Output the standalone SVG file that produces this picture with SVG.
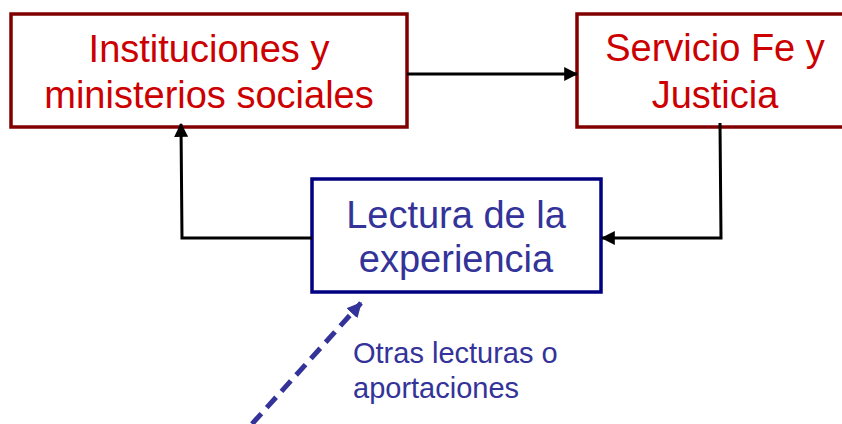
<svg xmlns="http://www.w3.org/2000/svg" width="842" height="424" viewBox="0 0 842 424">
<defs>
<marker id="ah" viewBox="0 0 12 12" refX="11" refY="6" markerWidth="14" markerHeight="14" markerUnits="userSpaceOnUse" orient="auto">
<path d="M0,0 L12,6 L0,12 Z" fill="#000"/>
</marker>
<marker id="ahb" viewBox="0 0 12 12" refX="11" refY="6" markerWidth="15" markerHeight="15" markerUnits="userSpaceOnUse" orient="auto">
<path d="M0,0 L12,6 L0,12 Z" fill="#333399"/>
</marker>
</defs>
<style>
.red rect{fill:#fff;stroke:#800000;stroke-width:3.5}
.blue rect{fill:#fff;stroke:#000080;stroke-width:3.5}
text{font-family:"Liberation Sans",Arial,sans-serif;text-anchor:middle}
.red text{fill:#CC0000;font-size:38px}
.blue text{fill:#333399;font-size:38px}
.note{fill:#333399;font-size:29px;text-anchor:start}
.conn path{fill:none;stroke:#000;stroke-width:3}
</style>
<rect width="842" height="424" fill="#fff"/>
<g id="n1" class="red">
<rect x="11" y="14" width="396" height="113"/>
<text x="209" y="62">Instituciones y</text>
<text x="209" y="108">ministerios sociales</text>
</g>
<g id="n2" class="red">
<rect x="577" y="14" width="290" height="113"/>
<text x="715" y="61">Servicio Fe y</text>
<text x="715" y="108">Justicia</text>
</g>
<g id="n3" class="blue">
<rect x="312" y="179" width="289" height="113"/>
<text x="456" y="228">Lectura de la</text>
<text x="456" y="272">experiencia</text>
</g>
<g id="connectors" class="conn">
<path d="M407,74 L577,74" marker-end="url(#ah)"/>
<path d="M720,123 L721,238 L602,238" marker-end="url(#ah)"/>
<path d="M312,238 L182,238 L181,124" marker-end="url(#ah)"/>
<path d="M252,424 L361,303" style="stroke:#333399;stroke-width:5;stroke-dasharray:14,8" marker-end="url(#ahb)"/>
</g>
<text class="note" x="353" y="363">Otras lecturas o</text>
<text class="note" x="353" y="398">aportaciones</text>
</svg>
__________
TASK STATEMENT = Quote the material word for word, dropping any images it holds.

SOLUTION BELOW =
Output the standalone SVG file that produces this picture with SVG.
<svg xmlns="http://www.w3.org/2000/svg" width="842" height="424" viewBox="0 0 842 424">
<defs>
<marker id="ah" viewBox="0 0 12 12" refX="11" refY="6" markerWidth="14" markerHeight="14" markerUnits="userSpaceOnUse" orient="auto">
<path d="M0,0 L12,6 L0,12 Z" fill="#000"/>
</marker>
<marker id="ahb" viewBox="0 0 12 12" refX="11" refY="6" markerWidth="15" markerHeight="15" markerUnits="userSpaceOnUse" orient="auto">
<path d="M0,0 L12,6 L0,12 Z" fill="#333399"/>
</marker>
</defs>
<style>
.red rect{fill:#fff;stroke:#800000;stroke-width:3.5}
.blue rect{fill:#fff;stroke:#000080;stroke-width:3.5}
text{font-family:"Liberation Sans",Arial,sans-serif;text-anchor:middle}
.red text{fill:#CC0000;font-size:38px}
.blue text{fill:#333399;font-size:38px}
.note{fill:#333399;font-size:29px;text-anchor:start}
.conn path{fill:none;stroke:#000;stroke-width:3}
</style>
<rect width="842" height="424" fill="#fff"/>
<g id="n1" class="red">
<rect x="11" y="14" width="396" height="113"/>
<text x="209" y="62">Instituciones y</text>
<text x="209" y="108">ministerios sociales</text>
</g>
<g id="n2" class="red">
<rect x="577" y="14" width="290" height="113"/>
<text x="715" y="61">Servicio Fe y</text>
<text x="715" y="108">Justicia</text>
</g>
<g id="n3" class="blue">
<rect x="312" y="179" width="289" height="113"/>
<text x="456" y="228">Lectura de la</text>
<text x="456" y="272">experiencia</text>
</g>
<g id="connectors" class="conn">
<path d="M407,74 L577,74" marker-end="url(#ah)"/>
<path d="M720,123 L721,238 L602,238" marker-end="url(#ah)"/>
<path d="M312,238 L182,238 L181,124" marker-end="url(#ah)"/>
<path d="M252,424 L361,303" style="stroke:#333399;stroke-width:5;stroke-dasharray:14,8" marker-end="url(#ahb)"/>
</g>
<text class="note" x="353" y="363">Otras lecturas o</text>
<text class="note" x="353" y="398">aportaciones</text>
</svg>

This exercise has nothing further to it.